Task to carry out:
Only the lines from the one with "Output the Python" through the one with "x_ticks_zoom = [0, 1, 2, 3]", inclusive, should be echoed exactly; pictures are left out.

Entries with chart source code
++++++++++

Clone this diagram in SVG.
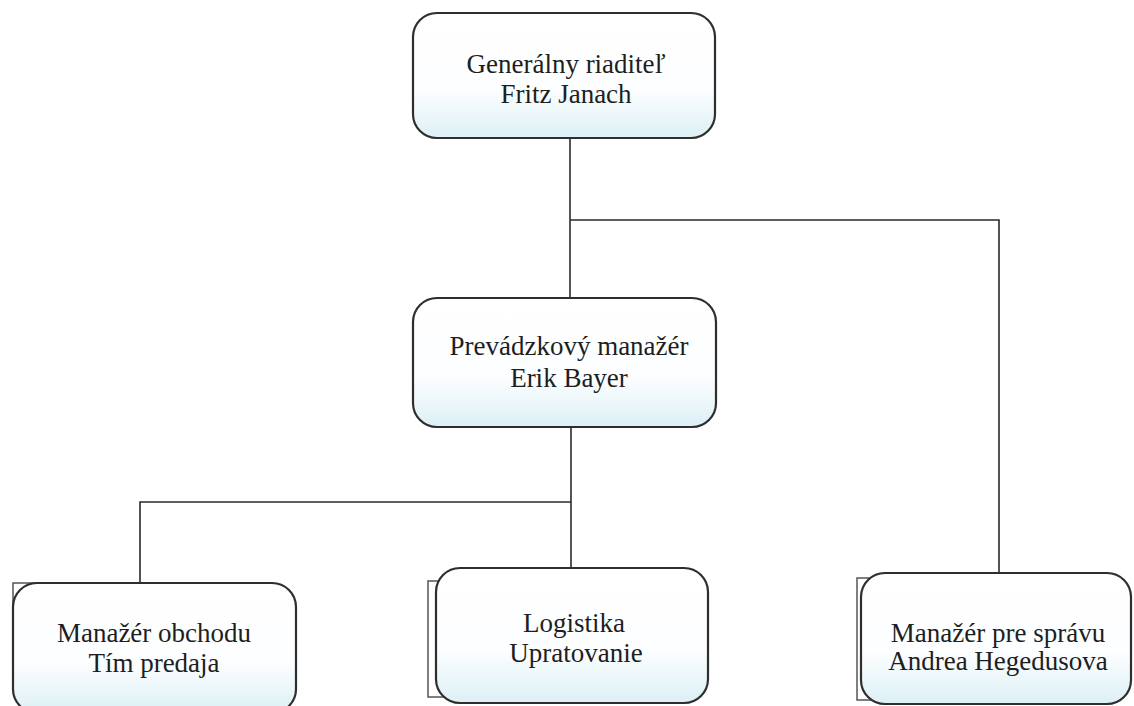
<svg xmlns="http://www.w3.org/2000/svg" width="1134" height="706" viewBox="0 0 1134 706">
<defs>
<linearGradient id="g" x1="0" y1="0" x2="0" y2="1">
<stop offset="0" stop-color="#ffffff"/>
<stop offset="0.6" stop-color="#fdfeff"/>
<stop offset="1" stop-color="#dcf0f5"/>
</linearGradient>
</defs>
<style>
.box{fill:url(#g);stroke:#2e2e2e;stroke-width:2.2}
.back{fill:#fff;stroke:#555;stroke-width:1.5}
.t{font-family:"Liberation Serif","Times New Roman",serif;font-size:27px;fill:#1e1e1e;text-anchor:middle}
.c{fill:none;stroke:#2a2a2a;stroke-width:1.6}
</style>
<rect width="1134" height="706" fill="#fff"/>
<g id="connectors">
<path class="c" d="M570 138 V298"/>
<path class="c" d="M570 220 H999 V574"/>
<path class="c" d="M571 427 V569"/>
<path class="c" d="M571 502 H140 V584"/>
</g>
<g id="node-ceo">
<rect class="box" x="413" y="13" width="302" height="125" rx="24"/>
<text class="t" x="566" y="73">Generálny riaditeľ</text>
<text class="t" x="566" y="103">Fritz Janach</text>
</g>
<g id="node-ops">
<rect class="box" x="413" y="298" width="303" height="129" rx="24"/>
<text class="t" x="569" y="355">Prevádzkový manažér</text>
<text class="t" x="569" y="387">Erik Bayer</text>
</g>
<g id="node-sales">
<path class="back" d="M40 583 H13 V610"/>
<rect class="box" x="13" y="583" width="283" height="130" rx="24"/>
<text class="t" x="154" y="642">Manažér obchodu</text>
<text class="t" x="154" y="672">Tím predaja</text>
</g>
<g id="node-logistics">
<rect class="back" x="428" y="581" width="40" height="116"/>
<rect class="box" x="436" y="568" width="272" height="135" rx="24"/>
<text class="t" x="574" y="632">Logistika</text>
<text class="t" x="576" y="662">Upratovanie</text>
</g>
<g id="node-admin">
<rect class="back" x="857" y="578" width="40" height="122"/>
<rect class="box" x="861" y="573" width="270" height="131" rx="24"/>
<text class="t" x="998" y="642">Manažér pre správu</text>
<text class="t" x="998" y="670">Andrea Hegedusova</text>
</g>
</svg>
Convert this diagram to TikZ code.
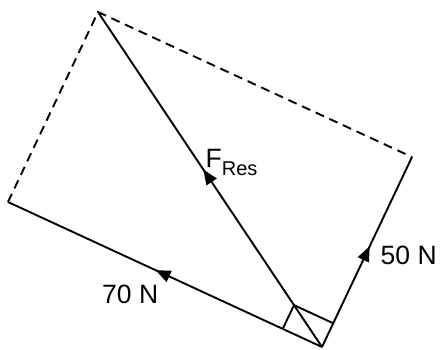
\documentclass[tikz,border=0pt]{standalone}
\usepackage{fontspec}
\setmainfont{Liberation Sans}
\usetikzlibrary{arrows.meta,decorations.markings,calc}
\begin{document}
\begin{tikzpicture}[x=1pt,y=-1pt,
  vec/.style={line width=1.9pt,
    postaction={decorate,decoration={markings,
      mark=at position 0.53 with {\arrow{Triangle[length=15pt,width=12pt]}}}}},
  dashline/.style={line width=1.9pt,dash pattern=on 9pt off 6pt},
  thin/.style={line width=1.9pt},
  lbl/.style={inner sep=0pt,anchor=base west,font=\fontsize{26.5}{26.5}\selectfont}]
\useasboundingbox (0,0) rectangle (442,349);
\coordinate (V) at (322,347);
\coordinate (L) at (8,202);
\coordinate (R) at (412,157);
\coordinate (T) at (98,12);
\coordinate (A) at ($(V)!0.125!(L)$);
\coordinate (B) at ($(V)!0.125!(R)$);
\coordinate (C) at ($(V)!0.125!(T)$);
\draw[vec] (V) -- (L);
\draw[vec] (V) -- (R);
\draw[vec] (V) -- (T);
\draw[dashline] (L) -- (T) -- (R);
\draw[thin] (A) -- (C) -- (B);
\node[lbl] (l70) at (102,303.5) {70 N};
\node[lbl] (l50) at (380.5,264.5) {50 N};
\node[lbl] (lF) at (205.5,167) {F\raisebox{-8pt}{\fontsize{20}{20}\selectfont Res}};
\end{tikzpicture}
\end{document}
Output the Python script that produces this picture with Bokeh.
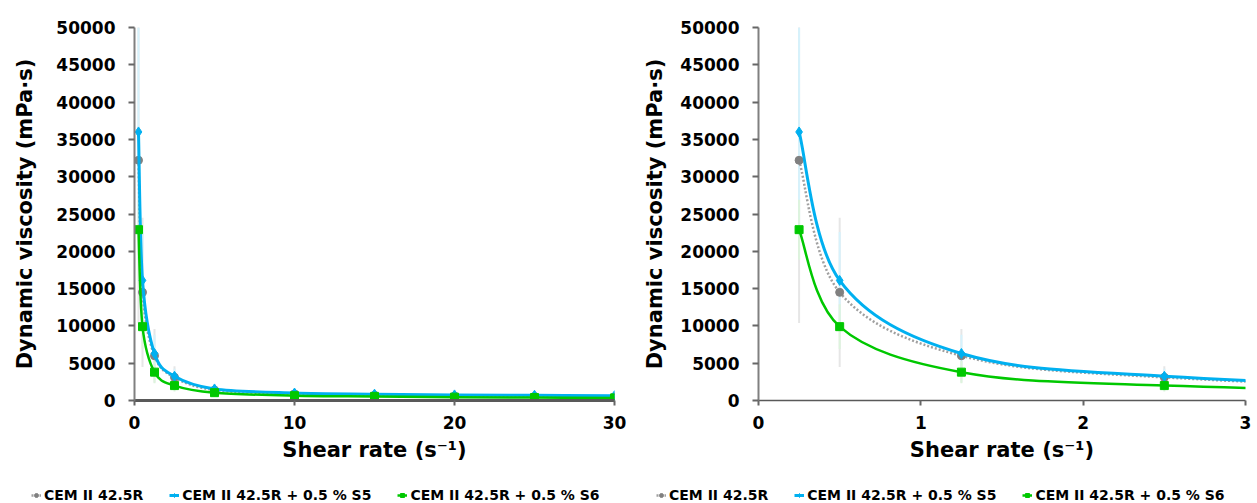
from bokeh.plotting import figure
from bokeh.models import Legend, LegendItem, ColumnDataSource, FixedTicker
from bokeh.layouts import row, column
from bokeh.embed import file_html
from bokeh.resources import INLINE

# ---- data ----
shear_rate = [0.25, 0.5, 1.25, 2.5, 5, 10, 15, 20, 25, 30]
series_names = ["CEM II 42.5R", "CEM II 42.5R + 0.5 % S5", "CEM II 42.5R + 0.5 % S6"]
visc_ref = [32200, 14500, 6000, 3100, 1400, 900, 700, 600, 550, 500]
visc_s5 = [36000, 16100, 6300, 3250, 1550, 1000, 850, 750, 700, 650]
visc_s6 = [22900, 9900, 3800, 2000, 1050, 650, 550, 450, 400, 350]
err_ref = [21800, 10000, 3600, 1500, 600, 300, 200, 150, 100, 100]
err_s5 = [14000, 6500, 2500, 1000, 500, 300, 200, 200, 200, 200]
err_s6 = [4000, 3000, 1500, 800, 400, 200, 200, 200, 200, 200]
y_ticks = [0, 5000, 10000, 15000, 20000, 25000, 30000, 35000, 40000, 45000, 50000]
x_ticks_full = [0, 10, 20, 30]
x_ticks_zoom = [0, 1, 2, 3]

FONT = "DejaVu Sans"
styles = [
    dict(line="#A0A0A0", dash="2 2", lw=2.5, marker="circle", msize=8, mcol="#808080", err="#E6E6E6"),
    dict(line="#00B0F0", dash="solid", lw=3, marker="diamond", msize=10, mcol="#00B0F0", err="#D6F2FC"),
    dict(line="#00C800", dash="solid", lw=2.5, marker="square", msize=8, mcol="#00C800", err="#DDF4DD"),
]
values = [visc_ref, visc_s5, visc_s6]
errors = [err_ref, err_s5, err_s6]


def smooth_source(xs, ys):
    # Bezier control points (Catmull-Rom style) so the line passes through every data point
    n = len(xs)
    d = dict(x0=[], y0=[], x1=[], y1=[], cx0=[], cy0=[], cx1=[], cy1=[])
    for i in range(n - 1):
        xm, ym = (xs[i - 1], ys[i - 1]) if i > 0 else (xs[i], ys[i])
        xp, yp = (xs[i + 2], ys[i + 2]) if i + 2 < n else (xs[i + 1], ys[i + 1])
        d["x0"].append(xs[i]); d["y0"].append(ys[i])
        d["x1"].append(xs[i + 1]); d["y1"].append(ys[i + 1])
        d["cx0"].append(xs[i] + (xs[i + 1] - xm) / 6.0)
        d["cy0"].append(ys[i] + (ys[i + 1] - ym) / 6.0)
        d["cx1"].append(xs[i + 1] - (xp - xs[i]) / 6.0)
        d["cy1"].append(ys[i + 1] - (yp - ys[i]) / 6.0)
    return ColumnDataSource(d)


def make_chart(xmax, xticks, width, bl, br, bt, bb, ylab_standoff, axis_w):
    p = figure(width=width, height=470, x_range=(0, xmax), y_range=(0, 50000),
               output_backend="svg", toolbar_location=None,
               min_border_left=bl, min_border_right=br, min_border_top=bt, min_border_bottom=bb)
    p.outline_line_color = None
    p.grid.visible = False

    for vals, errs, st in zip(values, errors, styles):
        lo = [v - e for v, e in zip(vals, errs)]
        hi = [v + e for v, e in zip(vals, errs)]
        p.segment(x0=shear_rate, y0=lo, x1=shear_rate, y1=hi, line_color=st["err"], line_width=2)

    for vals, st in zip(values, styles):
        src = smooth_source(shear_rate, vals)
        p.bezier(x0="x0", y0="y0", x1="x1", y1="y1", cx0="cx0", cy0="cy0", cx1="cx1", cy1="cy1",
                 source=src, line_color=st["line"], line_width=st["lw"], line_dash=st["dash"])
        p.scatter(shear_rate, vals, marker=st["marker"], size=st["msize"],
                  fill_color=st["mcol"], line_color=st["mcol"])

    p.xaxis.ticker = FixedTicker(ticks=xticks)
    p.yaxis.ticker = FixedTicker(ticks=y_ticks)
    p.xaxis.minor_tick_line_color = None
    p.yaxis.minor_tick_line_color = None
    for ax in (p.xaxis, p.yaxis):
        ax.major_tick_in = 0
        ax.major_tick_out = 6
        ax.major_tick_line_color = "#666666"
        ax.major_tick_line_width = 2
        ax.major_label_text_font = FONT
        ax.major_label_text_font_style = "bold"
        ax.major_label_text_font_size = "17px"
        ax.major_label_text_color = "black"
        ax.axis_label_text_font = FONT
        ax.axis_label_text_font_style = "bold"
        ax.axis_label_text_font_size = "21px"
        ax.axis_label_text_color = "black"
    p.xaxis.major_tick_out = 5
    p.xaxis.axis_line_color = "#595959"
    p.xaxis.axis_line_width = axis_w
    p.yaxis.axis_line_color = "#808080"
    p.yaxis.axis_line_width = 2
    p.xaxis.major_label_standoff = 10
    p.yaxis.major_label_standoff = 13
    p.xaxis.axis_label = "Shear rate (s\u207b\u00b9)"
    p.yaxis.axis_label = "Dynamic viscosity (mPa\u00b7s)"
    p.xaxis.axis_label_standoff = 6
    p.yaxis.axis_label_standoff = ylab_standoff
    return p


def make_legend(width, x_off):
    # legend strip: the same series are drawn, but the (negative) view range keeps them out of sight
    q = figure(width=width, height=33, x_range=(-2, -1), y_range=(-2, -1),
               output_backend="svg", toolbar_location=None,
               min_border_left=0, min_border_right=0, min_border_top=0, min_border_bottom=0)
    q.axis.visible = False
    q.grid.visible = False
    q.outline_line_color = None
    items = []
    for name, vals, st in zip(series_names, values, styles):
        ln = q.line(x=shear_rate, y=vals, line_color=st["line"], line_width=st["lw"], line_dash=st["dash"])
        sc = q.scatter(x=shear_rate, y=vals, marker=st["marker"], size=st["msize"] - 2,
                       fill_color=st["mcol"], line_color=st["mcol"])
        items.append(LegendItem(label=name, renderers=[ln, sc]))
    legend = Legend(items=items, orientation="horizontal", location=(x_off, 0),
                    background_fill_alpha=0, border_line_color=None, padding=0, margin=0,
                    spacing=26, glyph_width=10, glyph_height=14, label_height=14, label_standoff=3,
                    label_text_font=FONT, label_text_font_style="bold", label_text_font_size="14px",
                    label_text_color="black")
    q.add_layout(legend, "center")
    return q


p1 = make_chart(30, x_ticks_full, 640, 134, 26, 25, 67, 16, 3)
p2 = make_chart(3, x_ticks_zoom, 617, 116, 12, 27, 70, 10, 1.5)
l1 = make_legend(640, 31)
l2 = make_legend(617, 16)
layout = column(row(p1, p2), row(l1, l2))

open("out.html", "w").write(file_html(layout, INLINE))
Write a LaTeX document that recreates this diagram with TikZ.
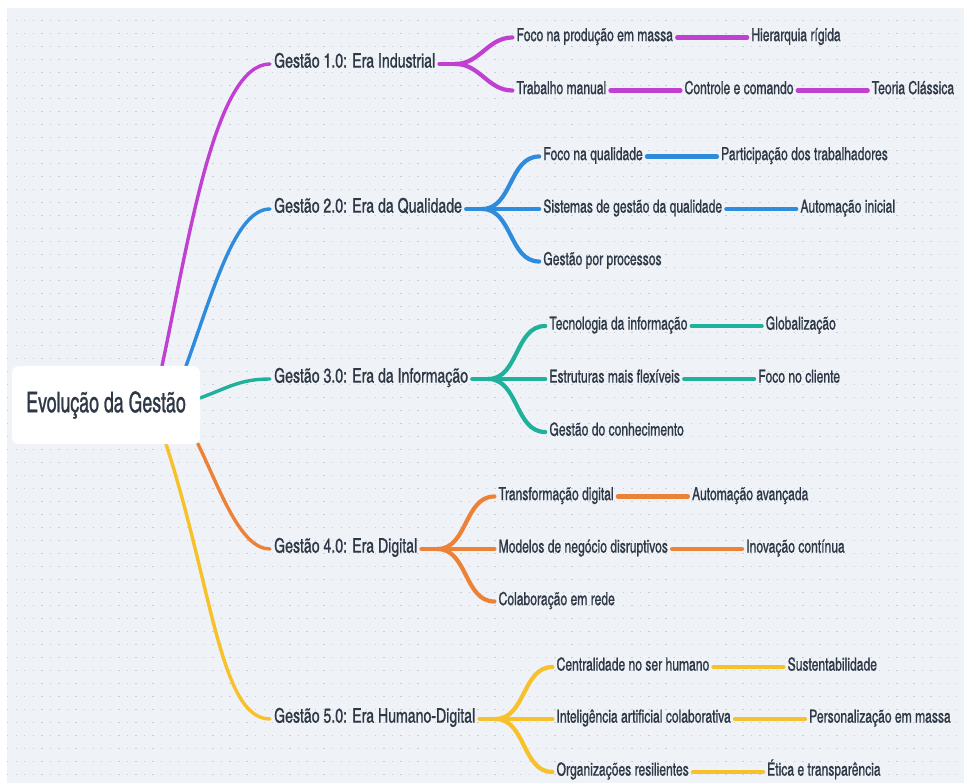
\documentclass[tikz,border=0pt]{standalone}
\usepackage{fontspec}
\setmainfont{texgyreheroscn-regular.otf}[FakeStretch=0.82, FakeBold=0.9]
\newfontfamily\erafont{texgyreheroscn-regular.otf}[FakeStretch=0.86, FakeBold=0.9]
\newfontfamily\rootfont{texgyreheroscn-regular.otf}[FakeStretch=0.76, FakeBold=0.9]
\usepackage{tikz}
\usetikzlibrary{positioning}

\definecolor{ink}{RGB}{46,56,70}
\definecolor{paper}{RGB}{239,242,246}
\definecolor{dotgray}{RGB}{200,205,214}
\definecolor{cmag}{RGB}{192,64,210}
\definecolor{cblue}{RGB}{47,139,219}
\definecolor{cteal}{RGB}{32,177,156}
\definecolor{corange}{RGB}{236,130,56}
\definecolor{cyellow}{RGB}{247,193,44}

\begin{document}
\begin{tikzpicture}[
      x=1pt, y=1pt,
      rootbox/.style={fill=white, rounded corners=7pt, minimum width=188pt, minimum height=78pt, text=ink, font=\rootfont\fontsize{28.5}{32}\selectfont},
      era/.style={text=ink, inner xsep=4pt, inner ysep=2pt, text height=0.72em, text depth=0pt, font=\erafont\fontsize{20}{23}\selectfont},
      topic/.style={text=ink, inner xsep=4pt, inner ysep=2pt, text height=0.72em, text depth=0pt, font=\fontsize{18}{21}\selectfont},
      limb/.style={line width=3.4pt, line cap=round},
      twig/.style={line width=4.2pt, line cap=round},
      dotrow/.style={dotgray, line width=1.3pt, dash pattern=on 1.3pt off 7.25pt},
      node distance=70pt
    ]
    \useasboundingbox (0,0) rectangle (964,-783);
    \fill[white] (0,0) rectangle (964,-783);
    \fill[paper] (7,-8) rectangle (964,-783);
    \foreach \r in {0,...,58}
      \draw[dotrow] (7.05,{-20.7-13*\r}) -- (964,{-20.7-13*\r});

    % eras
    \node[era, anchor=west] (g1) at (270,-64) {Gestão 1.0: Era Industrial};
    \node[era, anchor=west] (g2) at (270,-209) {Gestão 2.0: Era da Qualidade};
    \node[era, anchor=west] (g3) at (270,-379) {Gestão 3.0: Era da Informação};
    \node[era, anchor=west] (g4) at (270,-549) {Gestão 4.0: Era Digital};
    \node[era, anchor=west] (g5) at (270,-719) {Gestão 5.0: Era Humano-Digital};

    \draw[limb, cmag] (162,-366) coordinate (s1) to[out=78, in=180, out distance=130pt, in distance=55pt] (g1.west);
    \draw[limb, cblue] (186,-366) coordinate (s2) to[out=70, in=180, out distance=80pt, in distance=35pt] (g2.west);
    \draw[limb, cteal] (200,-398) coordinate (s3) to[out=20, in=180, out distance=30pt, in distance=30pt] (g3.west);
    \draw[limb, corange] (198,-444) coordinate (s4) to[out=-64, in=180, out distance=50pt, in distance=30pt] (g4.west);
    \draw[limb, cyellow] (166,-444) coordinate (s5) to[out=-72, in=180, out distance=150pt, in distance=50pt] (g5.west);

    \node[rootbox] (root) at (106,-405) {Evolução da Gestão};

    % era 1
    \coordinate[right=16pt of g1] (f1);
    \node[topic, right=73pt of g1, yshift=26.5pt] (k11) {Foco na produção em massa};
    \node[topic, right=73pt of g1, yshift=-26.5pt] (k12) {Trabalho manual};
    \node[topic, right=of k11] (l11) {Hierarquia rígida};
    \node[topic, right=of k12] (l12) {Controle e comando};
    \node[topic, right=of l12] (m12) {Teoria Clássica};
    \begin{scope}[twig, cmag]
      \draw (g1.east) -- (f1);
      \draw (f1) to[out=0, in=180] (k11.west);
      \draw (f1) to[out=0, in=180] (k12.west);
      \draw (k11) -- (l11);
      \draw (k12) -- (l12);
      \draw (l12) -- (m12);
    \end{scope}

    % era 2
    \coordinate[right=16pt of g2] (f2);
    \node[topic, right=73pt of g2, yshift=52.5pt] (k21) {Foco na qualidade};
    \node[topic, right=73pt of g2] (k22) {Sistemas de gestão da qualidade};
    \node[topic, right=73pt of g2, yshift=-52.5pt] (k23) {Gestão por processos};
    \node[topic, right=of k21] (l21) {Participação dos trabalhadores};
    \node[topic, right=of k22] (l22) {Automação inicial};
    \begin{scope}[twig, cblue]
      \draw (g2.east) -- (f2);
      \draw (f2) to[out=0, in=180] (k21.west);
      \draw (f2) -- (k22.west);
      \draw (f2) to[out=0, in=180] (k23.west);
      \draw (k21) -- (l21);
      \draw (k22) -- (l22);
    \end{scope}

    % era 3
    \coordinate[right=16pt of g3] (f3);
    \node[topic, right=73pt of g3, yshift=53pt] (k31) {Tecnologia da informação};
    \node[topic, right=73pt of g3] (k32) {Estruturas mais flexíveis};
    \node[topic, right=73pt of g3, yshift=-53pt] (k33) {Gestão do conhecimento};
    \node[topic, right=of k31] (l31) {Globalização};
    \node[topic, right=of k32] (l32) {Foco no cliente};
    \begin{scope}[twig, cteal]
      \draw (g3.east) -- (f3);
      \draw (f3) to[out=0, in=180] (k31.west);
      \draw (f3) -- (k32.west);
      \draw (f3) to[out=0, in=180] (k33.west);
      \draw (k31) -- (l31);
      \draw (k32) -- (l32);
    \end{scope}

    % era 4
    \coordinate[right=16pt of g4] (f4);
    \node[topic, right=73pt of g4, yshift=52.5pt] (k41) {Transformação digital};
    \node[topic, right=73pt of g4] (k42) {Modelos de negócio disruptivos};
    \node[topic, right=73pt of g4, yshift=-52.5pt] (k43) {Colaboração em rede};
    \node[topic, right=of k41] (l41) {Automação avançada};
    \node[topic, right=of k42] (l42) {Inovação contínua};
    \begin{scope}[twig, corange]
      \draw (g4.east) -- (f4);
      \draw (f4) to[out=0, in=180] (k41.west);
      \draw (f4) -- (k42.west);
      \draw (f4) to[out=0, in=180] (k43.west);
      \draw (k41) -- (l41);
      \draw (k42) -- (l42);
    \end{scope}

    % era 5
    \coordinate[right=16pt of g5] (f5);
    \node[topic, right=73pt of g5, yshift=52pt] (k51) {Centralidade no ser humano};
    \node[topic, right=73pt of g5] (k52) {Inteligência artificial colaborativa};
    \node[topic, right=73pt of g5, yshift=-53pt] (k53) {Organizações resilientes};
    \node[topic, right=of k51] (l51) {Sustentabilidade};
    \node[topic, right=of k52] (l52) {Personalização em massa};
    \node[topic, right=of k53] (l53) {Ética e transparência};
    \begin{scope}[twig, cyellow]
      \draw (g5.east) -- (f5);
      \draw (f5) to[out=0, in=180] (k51.west);
      \draw (f5) -- (k52.west);
      \draw (f5) to[out=0, in=180] (k53.west);
      \draw (k51) -- (l51);
      \draw (k52) -- (l52);
      \draw (k53) -- (l53);
    \end{scope}
  \end{tikzpicture}
\end{document}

++++++++++

Exercise result:
Output the Python script that produces this picture with Bokeh.
from bokeh.plotting import figure
from bokeh.models import Legend, LegendItem, ColumnDataSource, FixedTicker
from bokeh.layouts import row, column
from bokeh.embed import file_html
from bokeh.resources import INLINE

# ---- data ----
shear_rate = [0.25, 0.5, 1.25, 2.5, 5, 10, 15, 20, 25, 30]
series_names = ["CEM II 42.5R", "CEM II 42.5R + 0.5 % S5", "CEM II 42.5R + 0.5 % S6"]
visc_ref = [32200, 14500, 6000, 3100, 1400, 900, 700, 600, 550, 500]
visc_s5 = [36000, 16100, 6300, 3250, 1550, 1000, 850, 750, 700, 650]
visc_s6 = [22900, 9900, 3800, 2000, 1050, 650, 550, 450, 400, 350]
err_ref = [21800, 10000, 3600, 1500, 600, 300, 200, 150, 100, 100]
err_s5 = [14000, 6500, 2500, 1000, 500, 300, 200, 200, 200, 200]
err_s6 = [4000, 3000, 1500, 800, 400, 200, 200, 200, 200, 200]
y_ticks = [0, 5000, 10000, 15000, 20000, 25000, 30000, 35000, 40000, 45000, 50000]
x_ticks_full = [0, 10, 20, 30]
x_ticks_zoom = [0, 1, 2, 3]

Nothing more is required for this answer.